The jury also heard the accused was of "impeccable character" before he killed Ms Shortall.
Detective Sgt Fergus O'Brien agreed with a defence lawyer that the case had taken a toll on the accused and his family, as well as Ms Shortall's family.
Mr Webster (40), a father of two from Ashbree, Ashford, Co Wicklow, denies murdering Ms Shortall (47) on April 3, 2015, at The Murrough, also in Wicklow.
He pleaded guilty to manslaughter, but that plea was not accepted by the prosecution.
The jury has been told he hit Ms Shortall with a claw hammer after she blackmailed him by threatening to "reveal all" about a one-night stand they had.
He said he struck her about the head when she made the threat after she claimed she was pregnant and asked him to pay £6,500 (€7,490) for an abortion.
In a garda statement read out to the court by Paul Greene SC, for the prosecution, Carmel Phibbs said she was friends with Sinead Webster.
On April 3, Ms Phibbs drove to the house, her daughter played with the Websters' four-year-old daughter and they stayed there all afternoon.
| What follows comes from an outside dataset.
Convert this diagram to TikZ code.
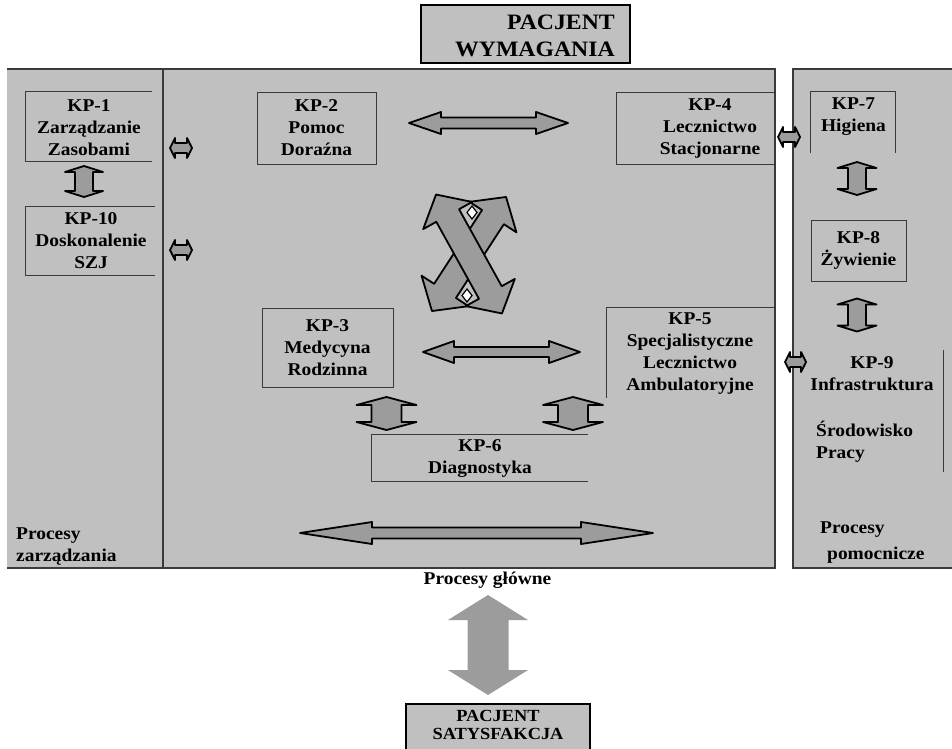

Roy Webster arrived home between 4.30pm and 5pm, wearing dusty work clothes.
"He was acting completely normal," Ms Phibbs said in her statement.
There was some conversation between Mr Webster and his wife about collecting a book for their daughter in Wicklow Town, as well as a cut he had on one arm, near his elbow.
Ms Phibbs saw this and said it was "only a sliver". He said he had cut it on a sharp tile.
Telecom liaison officer Garda David Hamblyn gave evidence of records of contacts between Ms Shortall and Mr Webster's phones between March 8 and April 8, 2015.
No content from text messages was retrieved apart from the final ones.
The first contact was a 34-second call from Ms Shortall's mobile phone to the accused's landline at 3.26am on March 25.
On April 3 at 3.47pm, Mr Webster's phone texted "outside the Leitrim?"
The reply from Ms Shortall's phone at 3.48pm was "on way".
The jury heard about a number of Google searches that had been made on Ms Shortall's phone on March 30, 2015.
These included "Ashwood kitchens", "how much does it cost for an Irish woman to go to England to have an abortion".
Ms Shortall's electricity bill was then handed into court as an exhibit.
The jury had heard she had a debt of €2,222. The bill from Electric Ireland was dated February 19, 2015.
Det Sgt O'Brien agreed with Brendan Grehan, for the defence, that Mr Webster had co-operated with gardaí and was "someone who would have been of impeccable character before this".
"Apart from the terrible matter that has been visited on the Shortall family…this has certainly taken a toll on Mr Webster and his own family, his wife and children," Mr Grehan said.
"Absolutely, yes," Det Sgt O'Brien replied.
Mr Justice Patrick McCarthy told the jury of four women and seven men that prosecution evidence is expected to conclude on Monday.